Plans called for clear-cutting the trees to make way for 700 parking spaces. A soul-soothing nature trail was to be reduced to a barren exercise path around a parking lot.
But wait! Our friends, the trees, and the nature trail may be saved, for the most part.
Carl Edwards, a Chesapeake contractor and environmentalists, obtained 700 signatures on a petition to save the trees.
He subsequently was named as the only nongovernmental member of a five-person committee to seek a better way, and the committee appears to have found one.
It has proposed a compromise plan that preserves most of the nature trail and the small woods. To make room for 400 parking spaces, 300 fewer than initially proposed, many trees, a baseball field, an open field and a third of the nature trail would be lost.
Claire R. Askew, director of the city's Parks and Recreation Department, told the committee, ``I'm so glad you've decided to leave a little green space.''
The committee's proposal has gone to City Manager John L. Pazour for review. If approved, the proposal would go on to the Capital Projects Review Committee, which could submit it to the City Council for consideration.
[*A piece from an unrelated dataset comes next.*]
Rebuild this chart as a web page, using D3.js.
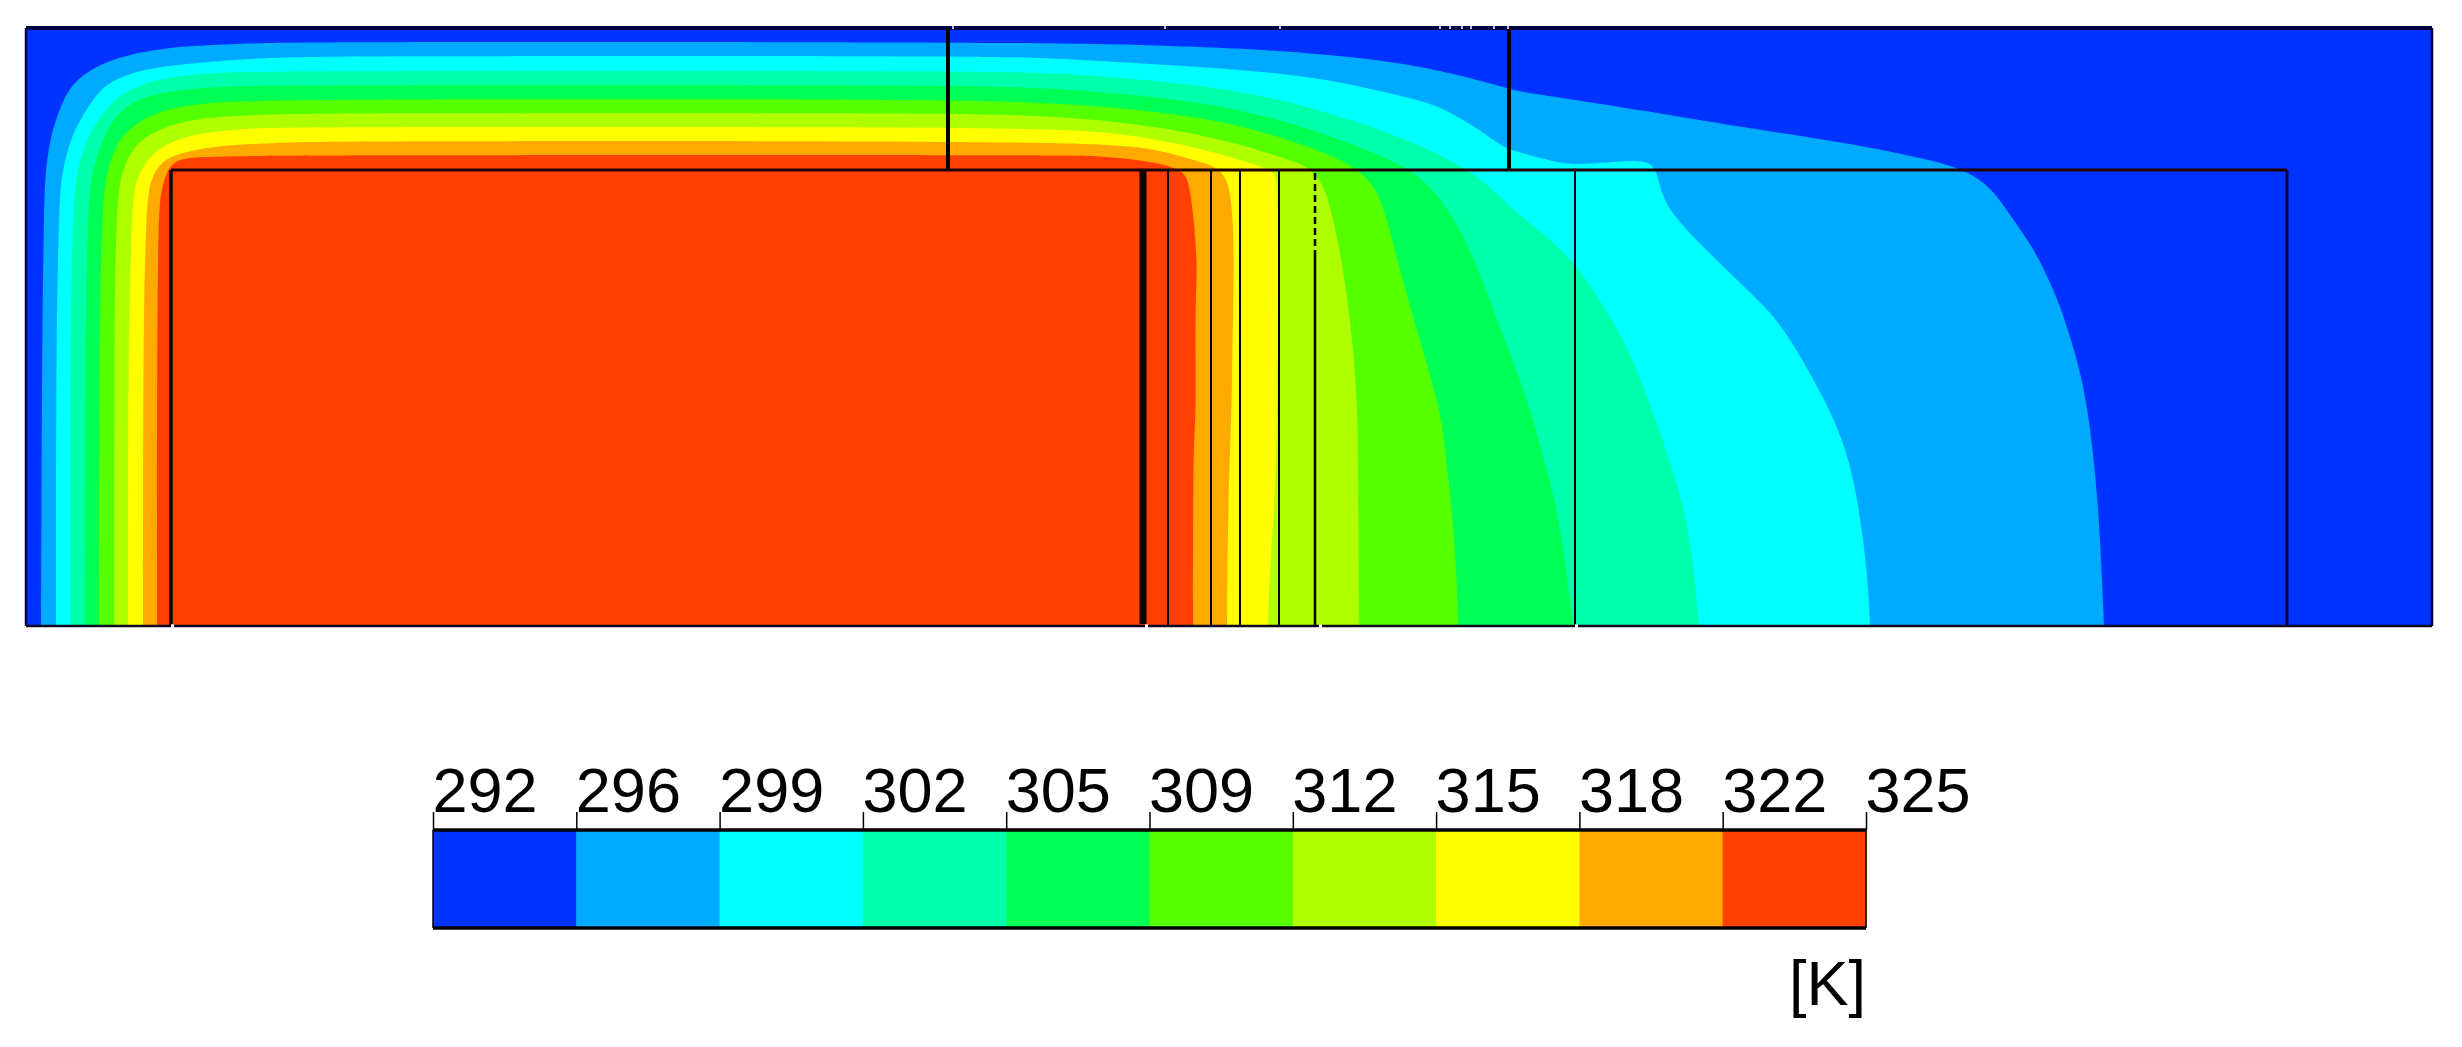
<!DOCTYPE html>
<html>
<head>
<meta charset="utf-8">
<script src="https://cdn.jsdelivr.net/npm/d3@7"></script>
<style>
    html, body { margin: 0; padding: 0; background: #fff; }
    svg { display: block; }
    text { font-family: "Liberation Sans", Arial, sans-serif; fill: #000; }
</style>
</head>
<body>
<div id="chart"></div>
<script>
// temperature bands, coolest first
var levelLabels = ["292", "296", "299", "302", "305", "309", "312", "315", "318", "322", "325"];
var bandColors = ["#0033ff", "#00aaff", "#00ffff", "#00ffaa", "#00ff55", "#55ff00", "#b0ff00", "#ffff00", "#ffaa00", "#ff4000"];
var unitLabel = "[K]";

// isotherms as [x, y] in mm along the section, y measured from the floor
var iso296 = [[15,0],[15,0],[16,276],[18,426],[20,459],[25,493],[37,526],[47,543],[68,559],[94,569],[126,576],[162,580],[209,582],[262,584],[774,584],[1067,583],[1174,579],[1241,576],[1307,571],[1394,561],[1479,539],[1484,536],[1537,528],[1614,516],[1713,499],[1823,483],[1891,469],[1943,456],[1970,433],[1985,409],[2004,383],[2017,359],[2032,326],[2042,296],[2057,246],[2067,179],[2074,96],[2078,0],[2078,0]];
var iso299 = [[30,0],[30,0],[30,276],[33,426],[37,459],[46,493],[66,526],[81,543],[105,553],[131,559],[178,564],[236,568],[314,570],[874,570],[1007,569],[1074,565],[1174,559],[1241,554],[1307,546],[1394,526],[1421,516],[1454,496],[1477,479],[1486,476],[1521,466],[1547,460],[1604,466],[1624,464],[1631,454],[1636,429],[1651,406],[1677,379],[1708,349],[1739,319],[1759,296],[1794,236],[1821,179],[1834,113],[1842,46],[1844,0],[1844,0]];
var iso302 = [[44,0],[44,0],[44,276],[47,426],[52,459],[63,493],[81,519],[97,533],[118,543],[147,549],[183,553],[246,555],[874,555],[1007,554],[1074,550],[1141,544],[1207,536],[1274,522],[1341,501],[1394,481],[1449,454],[1487,416],[1521,389],[1549,363],[1574,326],[1604,276],[1627,213],[1651,146],[1666,79],[1673,0],[1673,0]];
var iso305 = [[59,0],[59,0],[59,276],[62,426],[67,459],[79,493],[92,513],[110,526],[136,534],[183,539],[246,541],[874,541],[1007,539],[1074,534],[1141,528],[1207,518],[1274,501],[1341,476],[1399,452],[1437,393],[1451,359],[1476,293],[1502,226],[1517,169],[1531,119],[1541,53],[1547,0],[1547,0]];
var iso309 = [[73,0],[73,0],[73,276],[76,426],[82,459],[92,486],[110,503],[136,516],[173,523],[246,527],[874,527],[1007,524],[1074,520],[1141,513],[1207,503],[1274,483],[1344,456],[1361,409],[1377,343],[1397,276],[1411,226],[1416,203],[1424,136],[1431,53],[1432,0],[1432,0]];
var iso312 = [[88,0],[88,0],[88,276],[90,426],[97,459],[110,483],[131,496],[162,506],[209,511],[314,513],[874,513],[1007,511],[1074,506],[1141,498],[1207,484],[1257,468],[1294,456],[1307,409],[1317,359],[1326,293],[1331,226],[1332,186],[1333,0],[1333,0]];
var iso315 = [[102,0],[102,0],[102,276],[106,426],[111,449],[123,469],[141,483],[173,493],[220,498],[288,499],[874,499],[1007,497],[1074,495],[1141,485],[1191,473],[1247,456],[1252,451],[1252,326],[1251,153],[1244,63],[1242,0],[1242,0]];
var iso318 = [[117,0],[117,0],[117,276],[120,426],[126,449],[134,463],[152,473],[194,481],[251,483],[309,485],[974,485],[1104,481],[1141,474],[1174,464],[1202,456],[1207,409],[1208,359],[1206,259],[1206,226],[1202,126],[1201,0],[1201,0]];
var iso322 = [[131,0],[131,0],[131,409],[136,439],[141,456],[152,469],[194,469],[246,471],[1024,471],[1074,470],[1114,466],[1141,461],[1152,456],[1161,451],[1166,426],[1172,359],[1169,326],[1170,226],[1169,203],[1167,159],[1167,0],[1167,0]];

// section geometry in mm
var sectionWidth = 2406;
var sectionHeight = 598;
var blockLeft = 145;
var blockRight = 2261;
var blockTop = 456;
var roofWalls = [922, 1483];
var thinWalls = [1142, 1185, 1214, 1253, 1549];
var dashedWall = 1289;
var dashedWallBreak = 369;
var thickWall = 1117;
var floorGaps = [145, 1119, 1293, 1549];
var roofMarks = [927, 1139, 1254, 1414, 1424, 1436, 1445, 1468, 1482];

var width = 2462, height = 1047;

var svg = d3.select("#chart").append("svg")
    .attr("width", width)
    .attr("height", height);

var x = d3.scaleLinear().domain([0, sectionWidth]).range([26, 2432]);
var y = d3.scaleLinear().domain([0, sectionHeight]).range([626, 28]);

var contour = d3.line()
    .x(function (d) { return x(d[0]); })
    .y(function (d) { return y(d[1]); })
    .curve(d3.curveBasis);

// coolest band is the background, warmer bands painted on top
svg.append("rect")
    .attr("x", x(0))
    .attr("y", y(sectionHeight))
    .attr("width", x(sectionWidth) - x(0))
    .attr("height", y(0) - y(sectionHeight))
    .attr("fill", bandColors[0]);

var isotherms = [iso296, iso299, iso302, iso305, iso309, iso312, iso315, iso318, iso322];
svg.append("g").selectAll("path")
    .data(isotherms)
    .enter().append("path")
    .attr("d", function (d) { return contour(d) + "Z"; })
    .attr("fill", function (d, i) { return bandColors[i + 1]; });

// walls
function vLine(g, xv, y0, y1, w, color) {
    return g.append("line")
        .attr("x1", x(xv)).attr("x2", x(xv))
        .attr("y1", y(y0)).attr("y2", y(y1))
        .attr("stroke", color || "#000")
        .attr("stroke-width", w);
}
function hLine(g, x0, x1, yv, w, color) {
    return g.append("line")
        .attr("x1", x(x0)).attr("x2", x(x1))
        .attr("y1", y(yv)).attr("y2", y(yv))
        .attr("stroke", color || "#000")
        .attr("stroke-width", w);
}

var walls = svg.append("g");
hLine(walls, 0, sectionWidth, sectionHeight, 4, "#000340");
hLine(walls, 0, sectionWidth, 0, 2.5, "#100a20");
vLine(walls, 0, 0, sectionHeight, 2.5, "#000340");
vLine(walls, sectionWidth, 0, sectionHeight, 2.5, "#000340");

hLine(walls, blockLeft, blockRight, blockTop, 3, "#200000");
vLine(walls, blockLeft, 0, blockTop, 3.5);
vLine(walls, blockRight, 0, blockTop, 3, "#000340");
vLine(walls, thickWall, 2, blockTop, 7, "#100000");
roofWalls.forEach(function (d) { vLine(walls, d, blockTop, sectionHeight, 4); });
thinWalls.forEach(function (d) { vLine(walls, d, 0, blockTop, 2); });
vLine(walls, dashedWall, 0, dashedWallBreak, 2.5);
vLine(walls, dashedWall, dashedWallBreak, blockTop, 2.5).attr("stroke-dasharray", "7 4");

// small white breaks in the outline
floorGaps.forEach(function (d) {
    hLine(walls, d, d + 3, 0, 3.5, "#fff");
});
roofMarks.forEach(function (d) {
    vLine(walls, d, sectionHeight - 1, sectionHeight + 2, 1.5, "#fff");
});

// legend
var legendX = d3.scalePoint().domain(levelLabels).range([433, 1866]);
var legendTop = 830, legendBottom = 928;

var legend = svg.append("g");
legend.selectAll("rect")
    .data(bandColors)
    .enter().append("rect")
    .attr("x", function (d, i) { return legendX(levelLabels[i]); })
    .attr("y", legendTop)
    .attr("width", legendX.step() + 0.5)
    .attr("height", legendBottom - legendTop)
    .attr("fill", function (d) { return d; });

legend.append("line")
    .attr("x1", legendX.range()[0]).attr("x2", legendX.range()[1])
    .attr("y1", legendTop).attr("y2", legendTop)
    .attr("stroke", "#000").attr("stroke-width", 3.5);
legend.append("line")
    .attr("x1", legendX.range()[0]).attr("x2", legendX.range()[1])
    .attr("y1", legendBottom).attr("y2", legendBottom)
    .attr("stroke", "#000").attr("stroke-width", 3.5);
[legendX.range()[0], legendX.range()[1]].forEach(function (d) {
    legend.append("line")
        .attr("x1", d).attr("x2", d)
        .attr("y1", legendTop).attr("y2", legendBottom)
        .attr("stroke", "#000").attr("stroke-width", 1.5);
});

var legendAxis = d3.axisTop(legendX).tickSize(18).tickSizeOuter(0).tickPadding(0);
var axisG = legend.append("g")
    .attr("transform", "translate(0," + legendTop + ")")
    .call(legendAxis);
axisG.select(".domain").remove();
axisG.selectAll(".tick line").attr("stroke", "#000").attr("stroke-width", 1.5);
axisG.selectAll(".tick text")
    .attr("text-anchor", "start")
    .attr("x", -1)
    .attr("y", -18)
    .attr("dy", 0)
    .attr("font-family", "Liberation Sans")
    .attr("font-size", 63);

svg.append("text")
    .attr("x", 1866)
    .attr("y", 1005)
    .attr("text-anchor", "end")
    .attr("font-size", 63)
    .text(unitLabel);
</script>
</body>
</html>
Many steps remain, so the trees aren't out of the woods yet, so to speak.
But the muncipal center needs a touch of serenity, and employees who use the nature trail will be healthier for it.
As was written previously, a warm breeze off the blacktop, the pungent essence of engine exhaust, the neat white lines denoting parking spaces - these are not the stuff of hikers' dreams.
Chesapeake should save as many trees as possible and preserve the trail. Generations to come will be grateful.